Проблема в том, что нам нужна «вся Европа». Не эмпирическая, но та, на которую молились Герцен и Достоевский – и которую невозможно обнаружить в реальности, почему она у Хомякова и превращается в «страну святых чудес», которая обретается в прошлом – и в измене которой каждый раз можно упрекнуть ту Европу, которая существует сейчас.Между нами говоря – во многом России с XVIII века удалось стать Европой. По крайней мере – не особенно хуже Польши или Португалии.
Мы прошли две модернизации, стали городским обществом, сумели выстроить единое культурное пространство, растянувшееся на девять часовых поясов – но по сей день как малые дети продолжаем верить в страну святых чудес и сердиться, что не совпадаем со своим идеалом.
Нам не удается стать Европой, то есть стать Россией – принять себя, а не пытаться стать Европой вместо нее самой, то есть заменить частью целое.
Есть много способов быть Европой – немецкий, испанский, болгарский. Но чего нет – так это единого европейского способа быть европейцем. Но только такого способа и взыскует душа русского человека, тем самым утверждая свою не-европейскость. И в этом она вновь совершенно не уникальна, ведь по поводу своей европейскости переживают и румыны, и португальцы, и те же многострадальные турки, страдающие еще и от того, что не являются христианами. Это боль, которую нам трудно понять и еще труднее разделить, поскольку в большинстве своем мы (быть может, к несчастию) уже давно живем в постхристианском мире.
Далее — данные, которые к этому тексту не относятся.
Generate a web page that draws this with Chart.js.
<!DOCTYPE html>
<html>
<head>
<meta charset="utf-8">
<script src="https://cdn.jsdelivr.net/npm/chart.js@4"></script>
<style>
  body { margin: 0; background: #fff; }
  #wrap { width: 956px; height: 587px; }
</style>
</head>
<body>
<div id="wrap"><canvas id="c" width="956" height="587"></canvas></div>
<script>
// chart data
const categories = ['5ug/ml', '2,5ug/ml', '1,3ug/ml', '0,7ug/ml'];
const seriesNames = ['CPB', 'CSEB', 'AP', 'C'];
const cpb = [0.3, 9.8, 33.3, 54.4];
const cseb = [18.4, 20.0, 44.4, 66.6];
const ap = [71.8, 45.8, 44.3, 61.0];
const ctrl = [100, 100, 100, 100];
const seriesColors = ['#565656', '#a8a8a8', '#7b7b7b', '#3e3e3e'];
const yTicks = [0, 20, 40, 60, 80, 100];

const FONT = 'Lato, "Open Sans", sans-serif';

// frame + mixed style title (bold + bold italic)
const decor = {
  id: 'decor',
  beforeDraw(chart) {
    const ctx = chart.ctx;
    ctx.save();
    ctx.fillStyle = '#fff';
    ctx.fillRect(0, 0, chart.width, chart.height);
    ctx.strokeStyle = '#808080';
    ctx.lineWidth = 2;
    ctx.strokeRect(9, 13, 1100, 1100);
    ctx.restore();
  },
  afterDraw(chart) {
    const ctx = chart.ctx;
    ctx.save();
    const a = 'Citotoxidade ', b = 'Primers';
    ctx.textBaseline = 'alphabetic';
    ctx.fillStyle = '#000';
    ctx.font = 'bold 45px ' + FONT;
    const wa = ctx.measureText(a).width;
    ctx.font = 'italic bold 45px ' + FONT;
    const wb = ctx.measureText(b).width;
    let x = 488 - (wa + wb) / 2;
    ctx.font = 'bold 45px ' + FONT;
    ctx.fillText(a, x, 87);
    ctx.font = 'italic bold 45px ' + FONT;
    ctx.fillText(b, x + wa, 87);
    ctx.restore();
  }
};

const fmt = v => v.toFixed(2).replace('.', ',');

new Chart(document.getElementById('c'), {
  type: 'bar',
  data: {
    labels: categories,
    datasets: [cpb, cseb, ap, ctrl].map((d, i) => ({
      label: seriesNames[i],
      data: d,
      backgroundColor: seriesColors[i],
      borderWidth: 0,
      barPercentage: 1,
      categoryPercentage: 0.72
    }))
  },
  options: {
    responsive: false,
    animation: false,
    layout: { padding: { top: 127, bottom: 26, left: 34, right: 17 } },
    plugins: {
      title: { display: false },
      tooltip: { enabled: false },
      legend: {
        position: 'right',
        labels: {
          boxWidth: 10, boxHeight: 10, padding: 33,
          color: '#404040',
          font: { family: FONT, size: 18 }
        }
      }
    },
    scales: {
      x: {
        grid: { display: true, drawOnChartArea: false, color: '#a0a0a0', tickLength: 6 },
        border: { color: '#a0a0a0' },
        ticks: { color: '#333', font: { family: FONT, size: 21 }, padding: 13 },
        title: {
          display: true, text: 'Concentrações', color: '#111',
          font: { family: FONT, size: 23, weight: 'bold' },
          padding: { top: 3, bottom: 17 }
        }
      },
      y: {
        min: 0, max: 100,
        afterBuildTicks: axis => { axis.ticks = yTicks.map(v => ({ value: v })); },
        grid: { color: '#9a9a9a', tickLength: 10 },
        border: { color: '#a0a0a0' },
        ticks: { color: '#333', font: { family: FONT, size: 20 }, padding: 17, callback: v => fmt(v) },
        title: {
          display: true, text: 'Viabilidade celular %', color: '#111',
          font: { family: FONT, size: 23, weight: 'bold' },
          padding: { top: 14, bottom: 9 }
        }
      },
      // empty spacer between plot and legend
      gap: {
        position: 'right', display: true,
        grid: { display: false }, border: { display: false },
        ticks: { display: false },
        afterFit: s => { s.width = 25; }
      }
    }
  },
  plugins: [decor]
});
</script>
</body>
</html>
По факту мы давным-давно уже являемся Европой – если она вообще существует.
Но мы хотим большего. И, собственно, это наша главная не-европейская черта – ведь Европа рождается в Греции, а главный принцип греческой культуры – принцип меры, умение полагать себе предел.
Впрочем, судя по накалу страстей вокруг имени Македонии и права на наследие Александра Великого, сам этот принцип скорее из области воображаемого. Ведь та античность, которая ведома нам, рождается из похода Александра – безмерности и беспредельности, открытия нового мира, который предстоит сделать своим. Чем на протяжении последних веков и занимается Россия.